◆ Written instruction
Without the pictures, extract every line from the start of the material to the line containing "unplanned = [61, 79, 61]", both ends included.

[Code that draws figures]
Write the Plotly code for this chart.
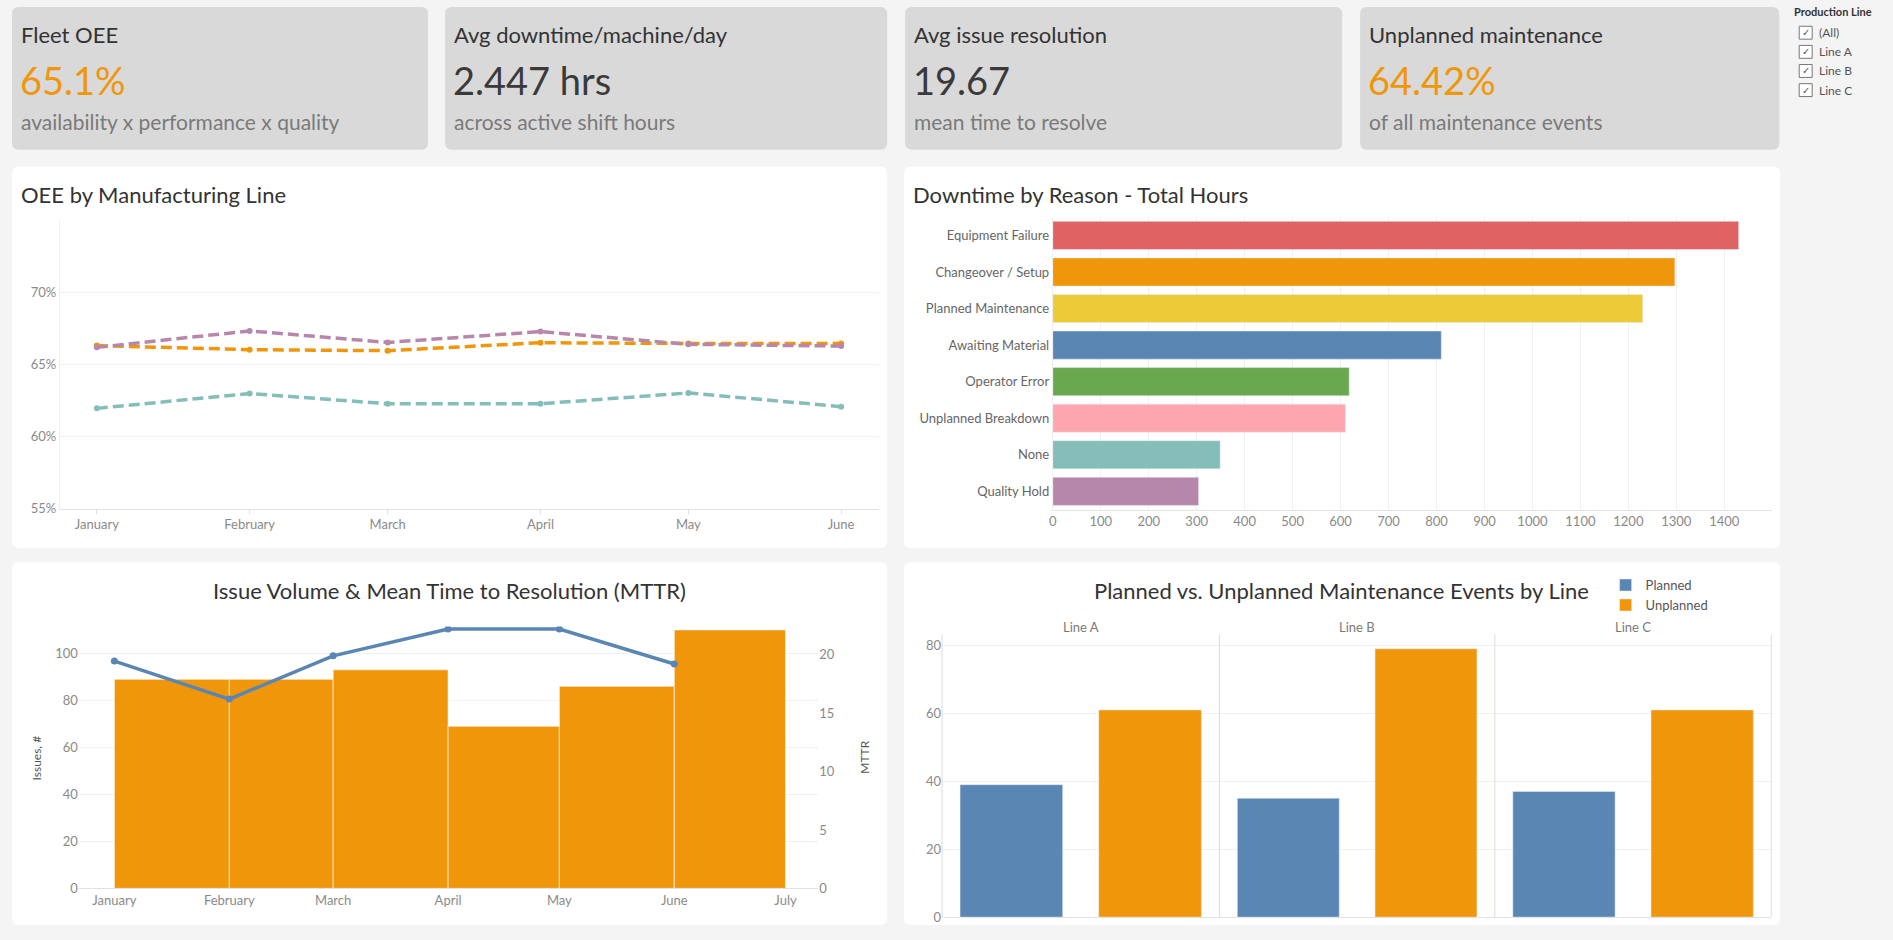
import pandas as pd
import plotly.graph_objects as go

# ---------------- data ----------------
months = ["2023-01-01", "2023-02-01", "2023-03-01", "2023-04-01", "2023-05-01", "2023-06-01"]
oee_line_a = [66.30, 66.02, 65.95, 66.50, 66.45, 66.45]
oee_line_b = [61.95, 62.98, 62.27, 62.27, 63.02, 62.07]
oee_line_c = [66.18, 67.32, 66.52, 67.27, 66.39, 66.27]
oee_ticks = [55, 60, 65, 70]

reasons = ["Equipment Failure", "Changeover / Setup", "Planned Maintenance", "Awaiting Material",
           "Operator Error", "Unplanned Breakdown", "None", "Quality Hold"]
downtime_hours = [1430, 1297, 1230, 810, 618, 610, 349, 304]
reason_colors = ["#E06363", "#F0960A", "#ECCA38", "#5A86B3", "#6AA84F", "#FDA6AF", "#85BEB9", "#B787AB"]

issue_months = ["2023-01-01", "2023-02-01", "2023-03-01", "2023-04-01", "2023-05-01", "2023-06-01"]
issue_ticks = ["2023-01-01", "2023-02-01", "2023-03-01", "2023-04-01", "2023-05-01", "2023-06-01", "2023-07-01"]
issues = [89, 89, 93, 69, 86, 110]
mttr = [19.45, 16.2, 19.9, 22.2, 22.2, 19.2]

prod_lines = ["Line A", "Line B", "Line C"]
planned = [39, 35, 37]
unplanned = [61, 79, 61]

kpi_titles = ["Fleet OEE", "Avg downtime/machine/day", "Avg issue resolution", "Unplanned maintenance"]
kpi_values = ["65.1%", "2.447 hrs", "19.67", "64.42%"]
kpi_subs = ["availability x performance x quality", "across active shift hours",
            "mean time to resolve", "of all maintenance events"]
filter_items = ["(All)", "Line A", "Line B", "Line C"]

# ---------------- helpers ----------------
W, H = 1893, 940
FONT = "Lato, Roboto, sans-serif"
ORANGE = "#F0960A"
BLUE = "#5A86B3"
TICK = dict(size=13, color="#8A8A8A", family=FONT)
GRID = "#F0F0F0"
AXL = "#E2E2E2"


def fx(px):
    return px / W


def fy(py):
    return 1 - py / H


def rrect(x0, y0, x1, y1, r, fill, line="rgba(0,0,0,0)"):
    pts = [
        ("M", x0 + r, y0), ("L", x1 - r, y0), ("Q", x1, y0, x1, y0 + r),
        ("L", x1, y1 - r), ("Q", x1, y1, x1 - r, y1), ("L", x0 + r, y1),
        ("Q", x0, y1, x0, y1 - r), ("L", x0, y0 + r), ("Q", x0, y0, x0 + r, y0),
    ]
    s = ""
    for p in pts:
        cmd = p[0]
        coords = p[1:]
        parts = []
        for i in range(0, len(coords), 2):
            parts.append(f"{fx(coords[i]):.6f},{fy(coords[i + 1]):.6f}")
        s += cmd + " " + " ".join(parts) + " "
    s += "Z"
    return dict(type="path", path=s, xref="paper", yref="paper", fillcolor=fill,
                line=dict(color=line, width=1), layer="below")


shapes = []
annotations = []


def text(x, y, t, size, color, xanchor="left", yanchor="middle", angle=0, family=FONT):
    annotations.append(dict(x=fx(x), y=fy(y), xref="paper", yref="paper", text=t, showarrow=False,
                            xanchor=xanchor, yanchor=yanchor, textangle=angle,
                            font=dict(size=size, color=color, family=family)))


# ---------------- figure ----------------
fig = go.Figure()

# OEE line chart
line_colors = [ORANGE, "#85BEB9", "#B787AB"]
for name, vals, col in zip(prod_lines, [oee_line_a, oee_line_b, oee_line_c], line_colors):
    fig.add_trace(go.Scatter(x=months, y=vals, mode="lines+markers", name=name, showlegend=False,
                             line=dict(color=col, width=3.5, dash="11px,5px"),
                             marker=dict(size=6, color=col), xaxis="x", yaxis="y"))

# Downtime horizontal bars
fig.add_trace(go.Bar(x=downtime_hours, y=reasons, orientation="h", marker=dict(color=reason_colors),
                     width=0.77, showlegend=False, xaxis="x2", yaxis="y2"))

# Issue volume bars (month-long) + MTTR line
ms = pd.to_datetime(issue_months)
widths = [(d + pd.offsets.MonthBegin(1) - d).days * 86400000 for d in ms]
fig.add_trace(go.Bar(x=issue_months, y=issues, width=widths, offset=0, showlegend=False,
                     marker=dict(color=ORANGE, line=dict(color="#FFFFFF", width=0.6)),
                     xaxis="x3", yaxis="y3"))
fig.add_trace(go.Scatter(x=issue_months, y=mttr, mode="lines+markers", showlegend=False,
                         line=dict(color=BLUE, width=3.5), marker=dict(size=7, color=BLUE),
                         xaxis="x3", yaxis="y4"))

# Planned vs unplanned facets
facet_axes = ["x5", "x6", "x7"]
for i, (ln, p, u) in enumerate(zip(prod_lines, planned, unplanned)):
    fig.add_trace(go.Bar(x=["Planned"], y=[p], name="Planned", marker_color=BLUE, width=0.74,
                         showlegend=(i == 0), legendgroup="p", xaxis=facet_axes[i], yaxis="y5"))
    fig.add_trace(go.Bar(x=["Unplanned"], y=[u], name="Unplanned", marker_color=ORANGE, width=0.74,
                         showlegend=(i == 0), legendgroup="u", xaxis=facet_axes[i], yaxis="y5"))

# ---------------- background cards / panels ----------------
cards = [(8, 425), (442, 885), (903, 1341), (1359, 1779)]
for (x0, x1) in cards:
    shapes.append(rrect(x0, 7, x1, 151, 7, "#D9D9D9"))
panels = [(8, 168, 885, 553), (902, 168, 1780, 553), (8, 567, 885, 933), (902, 567, 1780, 933)]
for (x0, y0, x1, y1) in panels:
    shapes.append(rrect(x0, y0, x1, y1, 7, "#FFFFFF"))

# KPI text
value_colors = [ORANGE, "#3A3A3A", "#3A3A3A", ORANGE]
for (x0, x1), t, v, s, vc in zip(cards, kpi_titles, kpi_values, kpi_subs, value_colors):
    text(x0 + 7, 35, t, 22, "#333333")
    text(x0 + 6, 81, v, 38, vc)
    text(x0 + 7, 123, s, 21, "#7A7A7A")

# Panel titles
text(15, 196, "OEE by Manufacturing Line", 22, "#333333")
text(909, 196, "Downtime by Reason - Total Hours", 22, "#333333")
text(446, 596, "Issue Volume &amp; Mean Time to Resolution (MTTR)", 22, "#333333", xanchor="center")
text(1340, 596, "Planned vs. Unplanned Maintenance Events by Line", 22, "#333333", xanchor="center")

# axis titles for issue chart
text(33, 764, "Issues, #", 12, "#555555", xanchor="center", angle=-90)
text(862, 764, "MTTR", 12, "#555555", xanchor="center", angle=-90)

# facet headers and dividers
facet_bounds = [(940, 1218), (1218, 1494), (1494, 1771)]
for (a, b), ln in zip(facet_bounds, prod_lines):
    text((a + b) / 2, 632, ln, 13, "#7A7A7A", xanchor="center")
for xp in [940, 1218, 1494, 1771]:
    shapes.append(dict(type="line", xref="paper", yref="paper", x0=fx(xp), x1=fx(xp),
                       y0=fy(640), y1=fy(925), line=dict(color="#DDDDDD", width=1)))

# filter panel
text(1792, 12, "<b>Production Line</b>", 11, "#333333")
for i, item in enumerate(filter_items):
    cy = 33 + i * 19.3
    shapes.append(dict(type="rect", xref="paper", yref="paper", x0=fx(1799), x1=fx(1812),
                       y0=fy(cy - 6.5), y1=fy(cy + 6.5), line=dict(color="#777777", width=1),
                       fillcolor="#FFFFFF"))
    text(1805.5, cy, "✓", 10, "#555555", xanchor="center", family="DejaVu Sans")
    text(1817, cy, item, 12, "#555555")

# ---------------- layout ----------------
fig.update_layout(
    width=W, height=H, margin=dict(l=0, r=0, t=0, b=0),
    paper_bgcolor="#F4F4F4", plot_bgcolor="#FFFFFF",
    font=dict(family=FONT, color="#555555"),
    barmode="overlay", bargap=0.26,
    shapes=shapes, annotations=annotations,
    legend=dict(x=fx(1605), y=fy(575), xanchor="left", yanchor="top", bgcolor="rgba(0,0,0,0)",
                font=dict(size=13, color="#555555", family=FONT), tracegroupgap=0, itemwidth=30),
    xaxis=dict(domain=[fx(56), fx(877)], anchor="y", type="date",
               range=["2022-12-24 12:00", "2023-06-08 17:00"], tickvals=months, tickformat="%B",
               showgrid=False, showline=True, linecolor=AXL, ticks="outside", ticklen=4,
               tickcolor=AXL, tickfont=TICK, zeroline=False),
    yaxis=dict(domain=[fy(513), fy(222)], anchor="x", range=[55, 75], tickvals=oee_ticks,
               ticktext=[f"{v}%" for v in oee_ticks], gridcolor=GRID, showline=True,
               linecolor="#F0F0F0", tickfont=TICK, zeroline=False),
    xaxis2=dict(domain=[fx(1051), fx(1772)], anchor="y2", range=[0, 1500],
                tickvals=list(range(0, 1500, 100)), gridcolor=GRID, showline=True, linecolor=AXL,
                tickfont=TICK, zeroline=False),
    yaxis2=dict(domain=[fy(514), fy(219)], anchor="x2", autorange="reversed",
                tickfont=dict(size=13, color="#666666", family=FONT), showline=True,
                linecolor="#EEEEEE", ticks="", showgrid=False),
    xaxis3=dict(domain=[fx(75), fx(816)], anchor="y3", type="date",
                range=["2022-12-22 10:00", "2023-07-09 20:00"], tickvals=issue_ticks,
                tickformat="%B", showgrid=False, showline=True, linecolor=AXL, tickfont=TICK,
                zeroline=False),
    yaxis3=dict(domain=[fy(896), fy(632)], anchor="x3", range=[0, 111.4],
                tickvals=[0, 20, 40, 60, 80, 100], gridcolor=GRID, tickfont=TICK, zeroline=False),
    yaxis4=dict(overlaying="y3", side="right", anchor="x3", range=[0, 22.4],
                tickvals=[0, 5, 10, 15, 20], showgrid=False, tickfont=TICK, zeroline=False),
    xaxis5=dict(domain=[fx(940), fx(1218)], anchor="y5", showticklabels=False, showline=True,
                linecolor=AXL, showgrid=False),
    xaxis6=dict(domain=[fx(1218), fx(1494)], anchor="y5", showticklabels=False, showline=True,
                linecolor=AXL, showgrid=False),
    xaxis7=dict(domain=[fx(1494), fx(1771)], anchor="y5", showticklabels=False, showline=True,
                linecolor=AXL, showgrid=False),
    yaxis5=dict(domain=[fy(925), fy(640)], anchor="x5", range=[0, 83.2],
                tickvals=[0, 20, 40, 60, 80], gridcolor=GRID, tickfont=TICK, zeroline=False),
)

fig.write_html("out.html", config={"displayModeBar": False},
               post_script="document.body.style.margin='0px';document.body.style.overflow='hidden';")
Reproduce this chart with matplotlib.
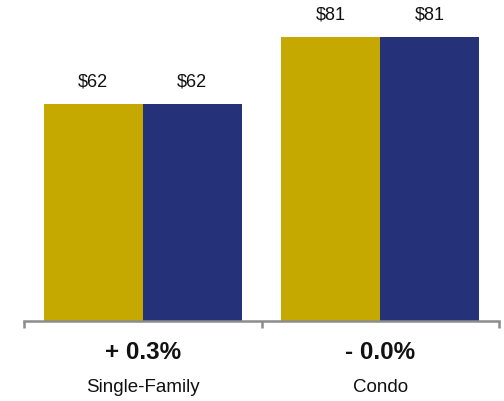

◆ The completed task
Write the Plotly code for this chart.
import pandas as pd
import plotly.graph_objects as go

# ---------------- data ----------------
months = ["2023-01-01", "2023-02-01", "2023-03-01", "2023-04-01", "2023-05-01", "2023-06-01"]
oee_line_a = [66.30, 66.02, 65.95, 66.50, 66.45, 66.45]
oee_line_b = [61.95, 62.98, 62.27, 62.27, 63.02, 62.07]
oee_line_c = [66.18, 67.32, 66.52, 67.27, 66.39, 66.27]
oee_ticks = [55, 60, 65, 70]

reasons = ["Equipment Failure", "Changeover / Setup", "Planned Maintenance", "Awaiting Material",
           "Operator Error", "Unplanned Breakdown", "None", "Quality Hold"]
downtime_hours = [1430, 1297, 1230, 810, 618, 610, 349, 304]
reason_colors = ["#E06363", "#F0960A", "#ECCA38", "#5A86B3", "#6AA84F", "#FDA6AF", "#85BEB9", "#B787AB"]

issue_months = ["2023-01-01", "2023-02-01", "2023-03-01", "2023-04-01", "2023-05-01", "2023-06-01"]
issue_ticks = ["2023-01-01", "2023-02-01", "2023-03-01", "2023-04-01", "2023-05-01", "2023-06-01", "2023-07-01"]
issues = [89, 89, 93, 69, 86, 110]
mttr = [19.45, 16.2, 19.9, 22.2, 22.2, 19.2]

prod_lines = ["Line A", "Line B", "Line C"]
planned = [39, 35, 37]
unplanned = [61, 79, 61]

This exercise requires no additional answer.